Hugs and handshakes seem to be disappearing like buildings washed away by waters in a storm surge. Such social gestures are fading fast.

   Hurricanes and coronaviruses have similarities. Ironically, here we are in the middle of hurricane season while still wandering in a weird state of corona-life. The pandemic didn't go away with humidity as people had hoped. The virus is actually thriving.    Mean-while winds off the coast of Africa twirled their way into the Gulf forming worries of not only one hurricane, but two this week. After all, it is the year 2020 when nothing seems to surprise us anymore.

   Hurricanes kill people and destroy landmarks. Like-wise, the injurious coronavirus is killing people or severely harming them with anticipated long-range health ramifications. In addition to stealing our population, it is also claiming our customs. How long has it been since you warmly greeted a friend without giving it a second thought? It hurts to not hug and shake hands.

   It's been almost six months since I hugged a friend free of concern or shook hands with a new friend who was actually a stranger. The customs of hugs and handshakes are disappearing like landmarks lost on a beach boulevard. I don't expect bodily embraces with others will return in the way we once welcomed them. While it is sad to suffer the loss of nostalgic structures, buildings can be rebuilt. Lately I've pondered how we will reinvent our social customs. Like new landmarks, they will look different. They might actually be better, or at least safer. After all, although with good intentions, many of us were invading others' personal spaces a little too much, and some of us definitely were not washing our hands enough.

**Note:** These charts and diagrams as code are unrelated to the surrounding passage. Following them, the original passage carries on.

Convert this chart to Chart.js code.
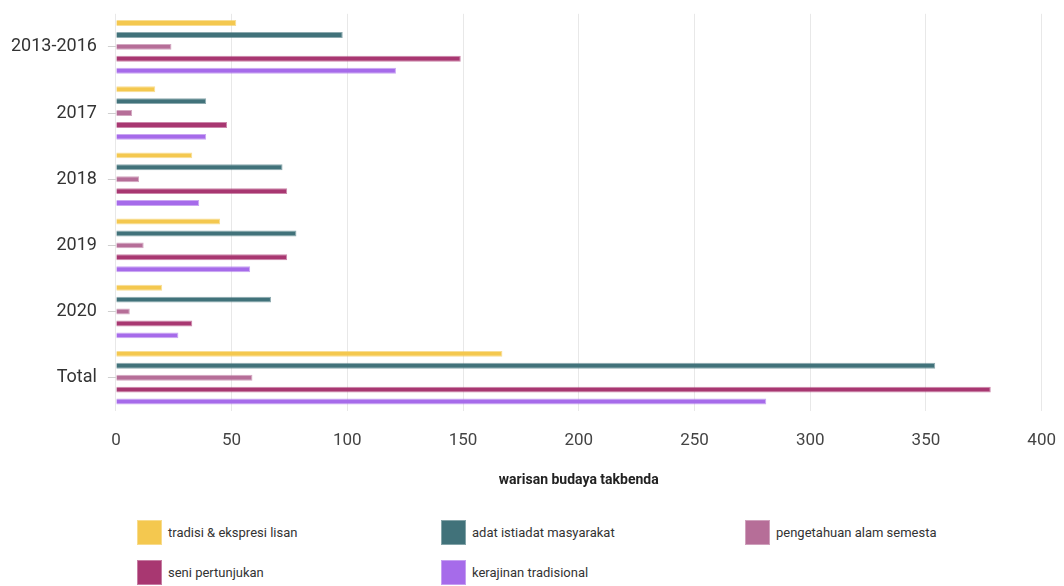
<!DOCTYPE html>
<html>
<head>
<meta charset="utf-8">
<script src="https://cdn.jsdelivr.net/npm/chart.js@4/dist/chart.umd.min.js"></script>
<style>
  html, body { margin:0; background:#fff; font-family: Roboto, sans-serif; overflow:hidden; }
  #wrap { position:relative; width:1064px; height:500px; }
  #legend { position:absolute; left:137px; top:520px; width:920px; }
  .item { position:absolute; display:flex; align-items:center; font-size:13px; color:#333; }
  .box { width:25px; height:25px; margin-right:6px; box-sizing:border-box; border:1px solid rgba(255,255,255,0.35); }
</style>
</head>
<body>
<div id="wrap"><canvas id="barChart"></canvas></div>
<div id="legend"></div>
<script>
var years = ['2013-2016', '2017', '2018', '2019', '2020', 'Total'];
var seriesNames = ['tradisi & ekspresi lisan', 'adat istiadat masyarakat', 'pengetahuan alam semesta', 'seni pertunjukan', 'kerajinan tradisional'];
var tradisi = [52, 17, 33, 45, 20, 167];
var adat = [98, 39, 72, 78, 67, 354];
var pengetahuan = [24, 7, 10, 12, 6, 59];
var seni = [149, 48, 74, 74, 33, 378];
var kerajinan = [121, 39, 36, 58, 27, 281];
var xTicks = [0, 50, 100, 150, 200, 250, 300, 350, 400];
var colors = ['#F4C84F', '#41727A', '#B66E98', '#A83771', '#A66BEA'];
var values = [tradisi, adat, pengetahuan, seni, kerajinan];

var datasets = [];
for (var i = 0; i < seriesNames.length; i++) {
    datasets.push({
        label: seriesNames[i],
        data: values[i],
        backgroundColor: colors[i],
        borderColor: colors[i] + '99',
        borderWidth: 1,
        categoryPercentage: 0.9,
        barPercentage: 0.5
    });
}

var chartDiv = document.getElementById('barChart');
var myChart = new Chart(chartDiv, {
    type: 'bar',
    data: { labels: years, datasets: datasets },
    options: {
        indexAxis: 'y',
        responsive: true,
        maintainAspectRatio: false,
        animation: false,
        layout: { padding: { top: 2, right: 8, left: 8, bottom: 11 } },
        plugins: { legend: { display: false }, tooltip: { enabled: false } },
        scales: {
            x: {
                min: xTicks[0],
                max: xTicks[xTicks.length - 1],
                afterBuildTicks: function(axis) {
                    axis.ticks = xTicks.map(function(v){ return { value: v }; });
                },
                grid: { color: '#e8e8e8', drawTicks: true, tickLength: 12, tickColor: 'rgba(0,0,0,0)' },
                border: { display: false },
                ticks: { font: { family: 'Roboto', size: 17 }, color: '#444', padding: 8 },
                title: {
                    display: true,
                    text: 'warisan budaya takbenda',
                    font: { family: 'Roboto', size: 14, weight: 'bold' },
                    color: '#222',
                    padding: { top: 13, bottom: 0 }
                }
            },
            y: {
                grid: { display: true, drawOnChartArea: false, offset: false, color: '#d0d0d0', tickLength: 16, tickBorderDash: [8, 8], tickBorderDashOffset: 8 },
                border: { display: false },
                ticks: { font: { family: 'Roboto', size: 18 }, color: '#333', padding: 3 }
            }
        }
    }
});

// legend in three columns
var legend = document.getElementById('legend');
datasets.forEach(function(ds, i) {
    var el = document.createElement('div');
    el.className = 'item';
    el.style.left = (i % 3) * 304 + 'px';
    el.style.top = Math.floor(i / 3) * 40 + 'px';
    el.innerHTML = '<span class="box" style="background:' + ds.backgroundColor + '"></span>' + ds.label;
    legend.appendChild(el);
});
</script>
</body>
</html>
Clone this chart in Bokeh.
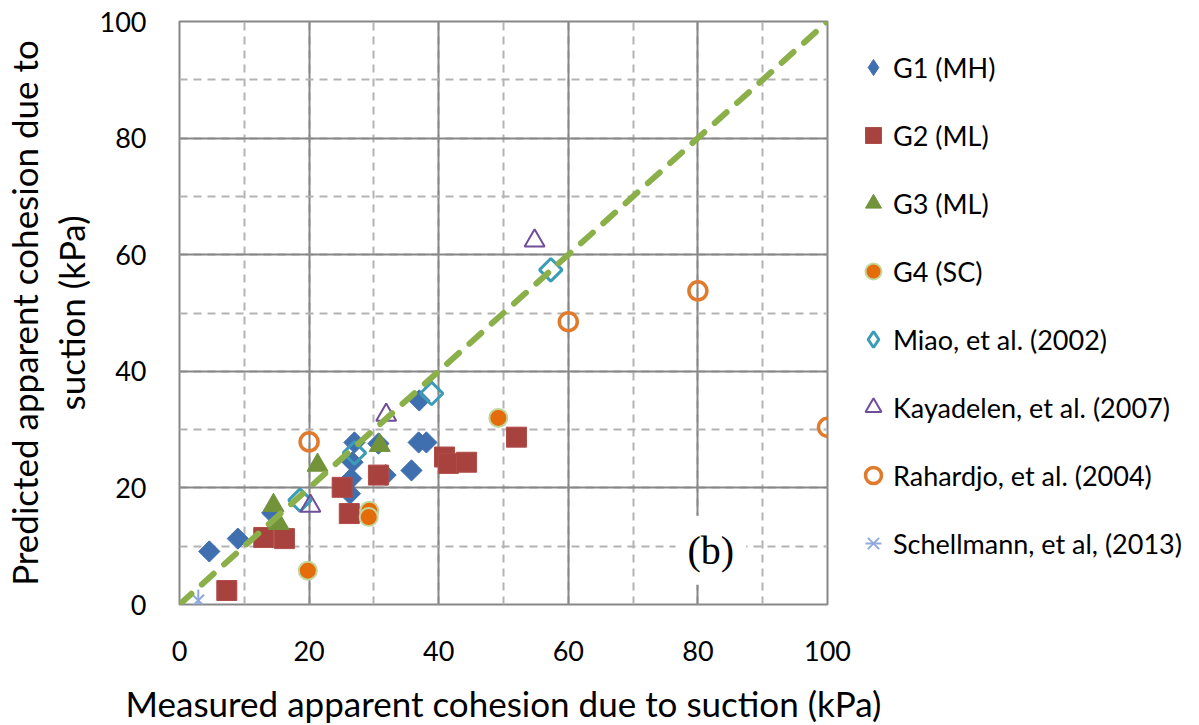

   By human nature we worry about the unknown. My husband has a profound statement about his concern with the global virus, "We don't know what we don't know," he quips. It reminds me of the Socrates paradox, "I know that I know nothing." When the coronavirus made landfall in the United States earlier this year, none of us knew what to expect. We still don't know as the mystery disease affects people in different ways with different symptoms and different outcomes. Some, it seems, contract it and spread it without ever realizing the damage they have done. We know the damage a hurricane can do because we witness their winds to varying

degrees every few years. Now and then we get whoppers like Camille and Katrina causing us to never lose respect for Mother Nature. COVID-19 is like a Category 5 hurricane hitting all 50 states at once. There's another similarity - we name storms and, apparently, we name coronaviruses.

   Back in March when it became evident COVID-19 would invade Mississippi, people reacted as if a tropical storm was coming - an invisible tempest that couldn't be tracked or predicted. All of us were trying to figure out what to do, what to buy, what to touch. We grappled with the loss of sports, weddings and graduations. We idealized how wonderful life was before the virus, and we just couldn't wait until summer killed the bug and everything went back to the pre-COVID-19 days.

   Nowadays as I try to recall events, it seems that activities just last Christmas appear as though they occurred a hundred years ago. I relate happenings to whether they took place before we had heard of the peculiar virus or afterward. Similarly, for the past 15 years when relating events, I, and all of us, have said "before Katrina" or "after Katrina."

   Time marks the difference in a hurricane and COVID-19. Hurricanes happen quickly. COVID-19 lurks.   Camille and Katrina wrecked buildings overnight. COVID-19 slowly stole our social customs.